Do kernel-launched child kernels have the same warp size as host-launched kernels?

When a kernel block is launched from the host, it has a warp size of 32. Is it the same for child kernels launched via dynamic parallelism? My guess would be yes, but I haven't seen it in the docs.

The larger question, of course, is: is it worth it?

__global__ void kernel(const int * vec, float * outvec){
    int idx = threadIdx.x;
    float random_sum=0;
    for(int j=0; j<vec[idx]; j++){
        random_sum+=threadsafe_rand_uniform();
    }
    outvec[idx] = random_sum;
}

Ok, this example is kind of contrived. The point, though, is that if you have a loop of different length from thread to thread, it's tempting to try and dynamically parallelize it. However, if the warp is still 32, you're going to end up wasting a lot of processors on warps of uneven sizes. In this particular example, you may want to sort the data first and then dispatch the dynamically parallelizable indexes in one kernel and the poorly shaped indexes in a different one.

Solution

They do indeed have the same warp size. But that is because the warp size is fixed for the graphics card. All kernels running on the same graphics card is going to have the same warp size.

Today virtually all GPUs are using a warp size of 32, but it may change in the future.

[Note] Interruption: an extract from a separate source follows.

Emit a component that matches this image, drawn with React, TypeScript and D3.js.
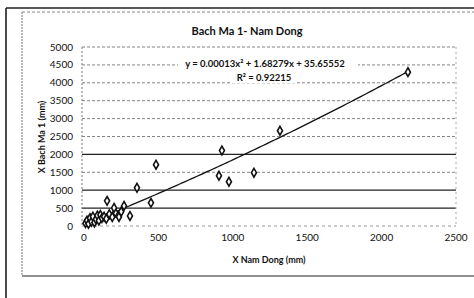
import React, { useRef, useEffect } from 'react';
import * as d3 from 'd3';

// Scatter data (mm)
const namDong = [
  10, 20, 30, 40, 50, 60, 70, 80, 90, 100, 110, 120, 135, 150, 170, 190, 210, 235, 250,
  155, 202, 269, 309, 356, 450, 484, 907, 927, 974, 1142, 1317, 2177,
];
const bachMa = [
  80, 150, 60, 220, 120, 260, 100, 190, 290, 150, 310, 220, 260, 200, 330, 250, 380, 253, 400,
  702, 506, 562, 281, 1067, 646, 1713, 1404, 2107, 1236, 1489, 2660, 4298,
];
const xTicks = [0, 500, 1000, 1500, 2000, 2500];
const yTicks = [0, 500, 1000, 1500, 2000, 2500, 3000, 3500, 4000, 4500, 5000];
const coef = [0.00013, 1.68279, 35.65552];

const W = 474;
const H = 298;
const FONT = 'Lato, "Open Sans", sans-serif';

const App: React.FC = () => {
  const svgRef = useRef<SVGSVGElement>(null);

  useEffect(() => {
    if (!svgRef.current) return;
    const svg = d3.select(svgRef.current);
    svg.selectAll('*').remove();

    const x = d3.scaleLinear().domain([0, 2500]).range([84, 456]);
    const y = d3.scaleLinear().domain([0, 5000]).range([226, 47]);

    svg.append('rect').attr('width', W).attr('height', H).attr('fill', '#fff');

    // outer frame (scanned page edge)
    svg.append('line').attr('x1', 6).attr('x2', 6).attr('y1', 8).attr('y2', H)
      .attr('stroke', '#111').attr('stroke-width', 1.5);
    svg.append('line').attr('x1', 6).attr('x2', W).attr('y1', 8).attr('y2', 8)
      .attr('stroke', '#222').attr('stroke-width', 1.5);

    // chart area border
    svg.append('line').attr('x1', 22).attr('x2', 22).attr('y1', 12).attr('y2', 276)
      .attr('stroke', '#777').attr('stroke-dasharray', '2,1');
    svg.append('line').attr('x1', 22).attr('x2', W).attr('y1', 12).attr('y2', 12)
      .attr('stroke', '#888').attr('stroke-dasharray', '3,2');
    svg.append('line').attr('x1', 22).attr('x2', W).attr('y1', 276).attr('y2', 276)
      .attr('stroke', '#222').attr('stroke-width', 1.2);

    // title
    svg.append('text')
      .attr('x', 247).attr('y', 35)
      .attr('text-anchor', 'middle')
      .attr('font-family', FONT).attr('font-size', 11).attr('font-weight', 'bold')
      .attr('fill', '#111')
      .text('Bach Ma 1- Nam Dong');

    // horizontal gridlines
    const solid = new Set([500, 1000, 2000]);
    svg.append('g')
      .selectAll('line')
      .data(yTicks.slice(1))
      .join('line')
      .attr('x1', 82).attr('x2', 456)
      .attr('y1', (d) => y(d)).attr('y2', (d) => y(d))
      .attr('stroke', (d) => (solid.has(d) ? '#222' : '#777'))
      .attr('stroke-width', (d) => (solid.has(d) ? 1.2 : 0.9))
      .attr('stroke-dasharray', (d) => (solid.has(d) ? null : '3,2'));

    // plot area sides
    svg.append('line').attr('x1', 82).attr('x2', 82).attr('y1', y(5000)).attr('y2', y(0))
      .attr('stroke', '#777').attr('stroke-dasharray', '2,2');
    svg.append('line').attr('x1', 456).attr('x2', 456).attr('y1', y(5000)).attr('y2', y(0))
      .attr('stroke', '#aaa').attr('stroke-dasharray', '2,3');
    svg.append('line').attr('x1', 82).attr('x2', 456).attr('y1', y(0)).attr('y2', y(0))
      .attr('stroke', '#999').attr('stroke-dasharray', '3,3');

    // y tick labels
    svg.append('g')
      .selectAll('text')
      .data(yTicks)
      .join('text')
      .attr('x', 73).attr('y', (d) => y(d))
      .attr('dy', '0.35em')
      .attr('text-anchor', 'end')
      .attr('font-family', FONT).attr('font-size', 10).attr('fill', '#111')
      .text((d) => d);

    // x tick labels
    svg.append('g')
      .selectAll('text')
      .data(xTicks)
      .join('text')
      .attr('x', (d) => x(d)).attr('y', 241)
      .attr('text-anchor', 'middle')
      .attr('font-family', FONT).attr('font-size', 10).attr('fill', '#111')
      .text((d) => d);

    // axis titles
    svg.append('text')
      .attr('x', 269).attr('y', 263)
      .attr('text-anchor', 'middle')
      .attr('font-family', FONT).attr('font-size', 9).attr('font-weight', 'bold')
      .attr('fill', '#111')
      .text('X Nam Dong (mm)');
    svg.append('text')
      .attr('transform', 'translate(45,137) rotate(-90)')
      .attr('text-anchor', 'middle')
      .attr('font-family', FONT).attr('font-size', 9).attr('font-weight', 'bold')
      .attr('fill', '#111')
      .text('X Bach Ma 1 (mm)');

    // polynomial trendline
    const xMax = d3.max(namDong) || 0;
    const fit = (v: number) => coef[0] * v * v + coef[1] * v + coef[2];
    const xs = d3.range(0, xMax + 1, 20).concat([xMax]);
    svg.append('path')
      .datum(xs)
      .attr('fill', 'none')
      .attr('stroke', '#111')
      .attr('stroke-width', 1.3)
      .attr('d', d3.line<number>().x((d) => x(d)).y((d) => y(fit(d))));

    // points
    const pts = namDong.map((v, i) => [v, bachMa[i]]);
    svg.append('g')
      .selectAll('path')
      .data(pts)
      .join('path')
      .attr('transform', (d) => `translate(${x(d[0])},${y(d[1])})`)
      .attr('d', d3.symbol().type(d3.symbolDiamond).size(22)())
      .attr('fill', '#fff')
      .attr('stroke', '#111')
      .attr('stroke-width', 1.6);

    // equation label
    const eq = svg.append('g').attr('font-family', FONT).attr('fill', '#111')
      .attr('font-size', 9.5).attr('font-weight', 'bold');
    eq.append('rect').attr('x', 178).attr('y', 57).attr('width', 180).attr('height', 12).attr('fill', '#fff');
    eq.append('rect').attr('x', 232).attr('y', 72).attr('width', 64).attr('height', 11).attr('fill', '#fff');
    eq.append('text').attr('x', 265).attr('y', 67).attr('text-anchor', 'middle')
      .text('y = 0.00013x² + 1.68279x + 35.65552');
    eq.append('text').attr('x', 264).attr('y', 81).attr('text-anchor', 'middle')
      .text('R² = 0.92215');
  }, []);

  return (
    <div style={{ position: 'absolute', left: 0, top: 0 }}>
      <svg ref={svgRef} width={W} height={H} />
    </div>
  );
};

export default App;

Were you possibly thinking about the number of threads in the kernel, and not warp size? If that is the case then no, they are not necessarily the same. You launch a new kernel with dynamic parallelism the same way as you launch it from host:

<<<blocks, threads>>>threadsafe_rand_uniform();

Beware that this is not the same thing as just calling a device function, which is what you are currently doing.

To your question on whether it is worth it? Well, it is hard to tell without considering the alternative. If the alternative is to return data to host, so that the host can launch a new appropriate kernel, then it may well be worth it. But it all depends on the context.